Witajcie. Jak tam po weekendzie majowym? Zebraliście się w całość po błogim lenistwie? A może był on dla was pracowity? Dla mnie tak chociaż może po zdjęciach tego nie widać. Pracę umilałam sobie na różne sposoby:
► Próbujemy nowych domowych drinków. Tym razem banalnie prosta mimoza. Już myślę o sposobach na jej zmodyfikowanie :)
► Trafiłam na promocję zdjęciową i poszłam na całego :) Fajnie zobaczyć wspomnienia na papierze.
► W ramach postanowienia "1 nowy przepis miesięcznie" - maj rozpoczęłam quichem. Nigdy ich nie robiłam, i to był błąd :)
► Widok opustoszałego centrum Łodzi 1 maja, gdy na murku ze znajomą zrobiłyśmy ekspresowy piknik w przerwie w maratonie filmowym.
Hello! How was your long weekend? Are you ready for Monday after laid back times? Or was it a busy time for you, like it was for me? Maybe you can't guess it by my photos, but these are only short moments between work"

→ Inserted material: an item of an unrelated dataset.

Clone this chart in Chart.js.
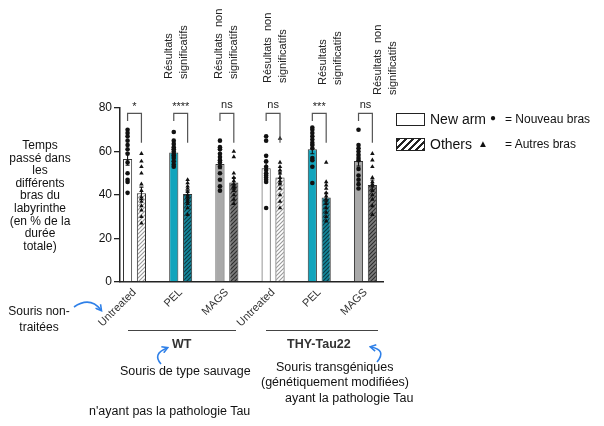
<!DOCTYPE html>
<html>
<head>
<meta charset="utf-8">
<script src="https://cdn.jsdelivr.net/npm/chart.js@4.4.1/dist/chart.umd.min.js"></script>
<style>
    body { margin: 0; background: #fff; }
    #wrap { position: relative; width: 604px; height: 426px; font-family: "Liberation Sans", Arial, sans-serif; color: #111; overflow: hidden; }
    #c { position: absolute; left: 0; top: 0; }
    .t { position: absolute; white-space: nowrap; font-size: 12px; }
    .rot { position: absolute; white-space: pre; font-size: 11px; line-height: 15px; transform-origin: 0 0; transform: rotate(-90deg); color: #222; }
    .box { position: absolute; width: 27px; height: 11px; border: 1px solid #222; }
    .rule { position: absolute; height: 0; border-top: 1px solid #444; }
    svg { position: absolute; left: 0; top: 0; }
</style>
</head>
<body>
<div id="wrap">
    <canvas id="c" width="604" height="426"></canvas>

    <!-- labels above the groups -->
    <div class="rot" style="left:161px; top:79px;">Résultats
significatifs</div>
    <div class="rot" style="left:211px; top:79px;">Résultats  non
significatifs</div>
    <div class="rot" style="left:260px; top:83px;">Résultats  non
significatifs</div>
    <div class="rot" style="left:315px; top:85px;">Résultats
significatifs</div>
    <div class="rot" style="left:370px; top:95px;">Résultats  non
significatifs</div>

    <!-- legend -->
    <div class="box" style="left:396px; top:113px; background:#fff;"></div>
    <div class="t" style="left:430px; top:111px; font-size:14px;">New arm</div>
    <div class="t" style="left:490px; top:112px; font-size:10px;">●</div>
    <div class="t" style="left:505px; top:112px;">= Nouveau bras</div>
    <div class="box" style="left:396px; top:138px; background:repeating-linear-gradient(135deg, #222 0 2.5px, #fff 2.5px 5px);"></div>
    <div class="t" style="left:430px; top:136px; font-size:14px;">Others</div>
    <div class="t" style="left:478px; top:138px; font-size:10px;">▲</div>
    <div class="t" style="left:505px; top:137px;">= Autres bras</div>

    <!-- y axis title -->
    <div class="t" style="left:0; top:139px; width:80px; text-align:center; line-height:12.6px; white-space:normal;">Temps<br>passé dans<br>les<br>différents<br>bras du<br>labyrinthe<br>(en % de la<br>durée<br>totale)</div>

    <div class="t" style="left:0; top:303px; width:78px; text-align:center; line-height:16px;">Souris non-<br>traitées</div>

    <!-- group rules and names -->
    <div class="rule" style="left:128px; top:330px; width:108px;"></div>
    <div class="rule" style="left:266px; top:330px; width:112px;"></div>
    <div class="t" style="left:172px; top:337px; font-size:12.5px; font-weight:bold; color:#333;">WT</div>
    <div class="t" style="left:287px; top:337px; font-size:12.5px; font-weight:bold; color:#333;">THY-Tau22</div>
    <div class="t" style="left:120px; top:364px; font-size:12.5px;">Souris de type sauvage</div>
    <div class="t" style="left:276px; top:360px; font-size:12.5px;">Souris transgéniques</div>
    <div class="t" style="left:261px; top:375px; font-size:12.5px;">(génétiquement modifiées)</div>
    <div class="t" style="left:285px; top:391px; font-size:12.5px;">ayant la pathologie Tau</div>
    <div class="t" style="left:89px; top:404px; font-size:12.5px;">n'ayant pas la pathologie Tau</div>

    <svg width="604" height="426">
        <defs>
            <marker id="ah" viewBox="0 0 10 10" refX="7" refY="5" markerWidth="5" markerHeight="5" orient="auto-start-reverse">
                <path d="M1,1 L8,5 L1,9" fill="none" stroke="#2f80e8" stroke-width="2"/>
            </marker>
        </defs>
        <path d="M74,307 Q90,296 101,310" fill="none" stroke="#2f80e8" stroke-width="1.6" marker-end="url(#ah)"/>
        <path d="M161,364 Q152,354 167,348" fill="none" stroke="#2f80e8" stroke-width="1.6" marker-end="url(#ah)"/>
        <path d="M377,362 Q387,350 371,347" fill="none" stroke="#2f80e8" stroke-width="1.6" marker-end="url(#ah)"/>
    </svg>
</div>

<script>
// groups along the x axis (WT: 0-2, THY-Tau22: 3-5)
const groups = ['Untreated', 'PEL', 'MAGS', 'Untreated', 'PEL', 'MAGS'];
const yTicks = [0, 20, 40, 60, 80];

// mean time (%) and SEM
const newArmMean = [56.5, 59.5, 54.3, 52.3, 61.0, 55.6];
const newArmSem = [2.8, 1.4, 2.2, 2.6, 2.0, 2.3];
const othersMean = [40.8, 40.5, 45.7, 48.0, 38.9, 44.6];
const othersSem = [2.8, 1.4, 2.2, 2.6, 2.0, 2.3];

// individual mice
const newArmPoints = [
    [70, 68.5, 67, 65, 63, 61, 59, 55, 50, 47, 46, 41],
    [69, 65, 63.5, 62, 61, 60, 59, 58, 57, 55.5, 54, 53],
    [65, 62, 61, 59, 57.5, 56, 55, 53, 50, 47, 44, 42],
    [67, 65, 58, 55.5, 53, 51.5, 50, 49, 48, 46, 47, 34],
    [71, 70, 68.5, 67, 65.5, 64, 63, 61.5, 57, 56, 53, 45.5],
    [70, 63, 61.5, 60, 58.5, 57, 56, 52, 49, 47, 45, 43]
];
const othersPoints = [
    [59, 55.5, 53, 50, 45, 42, 39, 37, 35, 33, 30, 27],
    [47, 45.5, 44, 43, 41.5, 40, 39, 38, 37, 36, 34, 31],
    [60, 57.5, 50, 48, 46.5, 45, 44, 43, 42, 40, 38, 36],
    [66, 55, 53, 51.5, 50, 48, 46.5, 45, 43, 40, 37, 34],
    [55, 46, 44.5, 43, 41, 39.5, 38, 36, 34, 32, 30, 28],
    [59, 56, 53, 48, 46, 45, 44, 42, 40, 38, 35, 31]
];

const sigLabels = ['*', '****', 'ns', 'ns', '***', 'ns'];
const bracketTop = 77.5;
const bracketLeftEnd = 74;
const bracketRightEnd = 64;

const SHIFT = 0.15; // half a bar slot, in x units

const canvas = document.getElementById('c');
const ctx0 = canvas.getContext('2d');

function hatch(bg, fg) {
    const p = document.createElement('canvas');
    p.width = 4; p.height = 4;
    const g = p.getContext('2d');
    g.fillStyle = bg;
    g.fillRect(0, 0, 4, 4);
    g.strokeStyle = fg;
    g.lineWidth = 1.1;
    g.beginPath();
    g.moveTo(0, 4); g.lineTo(4, 0);
    g.moveTo(-1, 1); g.lineTo(1, -1);
    g.moveTo(3, 5); g.lineTo(5, 3);
    g.stroke();
    return ctx0.createPattern(p, 'repeat');
}

const TEAL = '#12a4bc';
const GREY = '#a9a9a9';
const newColors = ['#ffffff', TEAL, GREY, '#ffffff', TEAL, GREY];
const hWhite = hatch('#ffffff', '#9a9a9a');
const hTeal = hatch('#14879b', '#0b3a44');
const hGrey = hatch('#7c7c7c', '#2e2e2e');
const otherColors = [hWhite, hTeal, hGrey, hWhite, hTeal, hGrey];

const overlay = {
    id: 'overlay',
    afterDatasetDraw(chart, args) {
        if (args.index > 1) return;
        const means = args.index === 0 ? newArmMean : othersMean;
        const sems = args.index === 0 ? newArmSem : othersSem;
        const off = args.index === 0 ? -SHIFT : SHIFT;
        const { ctx, scales: { x, y } } = chart;
        ctx.save();
        ctx.strokeStyle = '#111';
        ctx.lineWidth = 1.1;
        means.forEach((m, i) => {
            const px = x.getPixelForValue(i + off);
            const t = y.getPixelForValue(m + sems[i]);
            const b = y.getPixelForValue(m - sems[i]);
            ctx.beginPath();
            ctx.moveTo(px, t); ctx.lineTo(px, b);
            ctx.moveTo(px - 2, t); ctx.lineTo(px + 2, t);
            ctx.moveTo(px - 2, b); ctx.lineTo(px + 2, b);
            ctx.stroke();
        });
        ctx.restore();
    },
    afterDatasetsDraw(chart) {
        const { ctx, scales: { x, y } } = chart;
        ctx.save();
        ctx.strokeStyle = '#555';
        ctx.lineWidth = 1.2;
        ctx.fillStyle = '#222';
        ctx.font = '11px "Liberation Sans", Arial, sans-serif';
        ctx.textAlign = 'center';
        ctx.textBaseline = 'middle';
        sigLabels.forEach((s, i) => {
            const l = x.getPixelForValue(i - SHIFT);
            const r = x.getPixelForValue(i + SHIFT);
            const top = y.getPixelForValue(bracketTop);
            ctx.beginPath();
            ctx.moveTo(l, y.getPixelForValue(bracketLeftEnd));
            ctx.lineTo(l, top);
            ctx.lineTo(r, top);
            ctx.lineTo(r, y.getPixelForValue(bracketRightEnd));
            ctx.stroke();
            ctx.fillText(s, (l + r) / 2, y.getPixelForValue(81.5) + (s === 'ns' ? 0 : 2));
        });
        ctx.restore();
    }
};

new Chart(canvas, {
    type: 'bar',
    data: {
        datasets: [
            {
                label: 'New arm',
                data: newArmMean.map((v, i) => ({ x: i, y: v })),
                backgroundColor: newColors,
                borderColor: '#333',
                borderWidth: 1,
                categoryPercentage: 0.6,
                barPercentage: 0.66,
                order: 2
            },
            {
                label: 'Others',
                data: othersMean.map((v, i) => ({ x: i, y: v })),
                backgroundColor: otherColors,
                borderColor: '#333',
                borderWidth: 1,
                categoryPercentage: 0.6,
                barPercentage: 0.66,
                order: 2
            },
            {
                type: 'scatter',
                label: 'New arm points',
                data: newArmPoints.flatMap((arr, i) => arr.map(v => ({ x: i - SHIFT, y: v }))),
                pointStyle: 'circle',
                pointRadius: 2.3,
                backgroundColor: '#111',
                borderColor: '#111',
                borderWidth: 0,
                order: 1
            },
            {
                type: 'scatter',
                label: 'Others points',
                data: othersPoints.flatMap((arr, i) => arr.map(v => ({ x: i + SHIFT, y: v }))),
                pointStyle: 'triangle',
                pointRadius: 2.6,
                backgroundColor: '#111',
                borderColor: '#111',
                borderWidth: 0,
                order: 1
            }
        ]
    },
    options: {
        responsive: false,
        animation: false,
        layout: { padding: { top: 108, right: 221, left: 0, bottom: 0 } },
        plugins: {
            legend: { display: false },
            tooltip: { enabled: false }
        },
        scales: {
            x: {
                type: 'linear',
                offset: false,
                min: -0.314,
                max: 5.38,
                grid: { display: false, drawTicks: false, offset: false },
                border: { display: true, color: '#222', width: 1.5 },
                afterBuildTicks: s => { s.ticks = groups.map((g, i) => ({ value: i })); },
                afterFit: s => { s.height = 144; },
                ticks: {
                    autoSkip: false,
                    minRotation: 45,
                    maxRotation: 45,
                    padding: 4,
                    color: '#333',
                    font: { size: 11, family: '"Liberation Sans", Arial, sans-serif' },
                    callback: v => groups[v]
                }
            },
            y: {
                min: 0,
                max: 80,
                afterBuildTicks: s => { s.ticks = yTicks.map(v => ({ value: v })); },
                afterFit: s => { s.width = 120; },
                grid: { display: true, drawOnChartArea: false, drawTicks: true, tickLength: 6, color: '#222', lineWidth: 1.3 },
                border: { display: true, color: '#222', width: 1.5 },
                ticks: {
                    padding: 2,
                    color: '#111',
                    font: { size: 12, family: '"Liberation Sans", Arial, sans-serif' }
                }
            }
        }
    },
    plugins: [overlay]
});
</script>
</body>
</html>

► We're trying new drinks at home. This time a very simple mimosa - it was very good, now I'm thinking of other ways of making it :)
► I caught a discount for photo printing and went full on. It's so nice to hold in hand all these memories.
► My B-day resolution is to try one new recipe each month - I begun May with a quiche. Wonder why I haven't done it earlier - so delicious!
► This is a view on the empty city center of Lodz on 1st of May when together with my friend we organized a quick urban picnic just for dinner during a break in our film marathon. It looks so strange and quiet.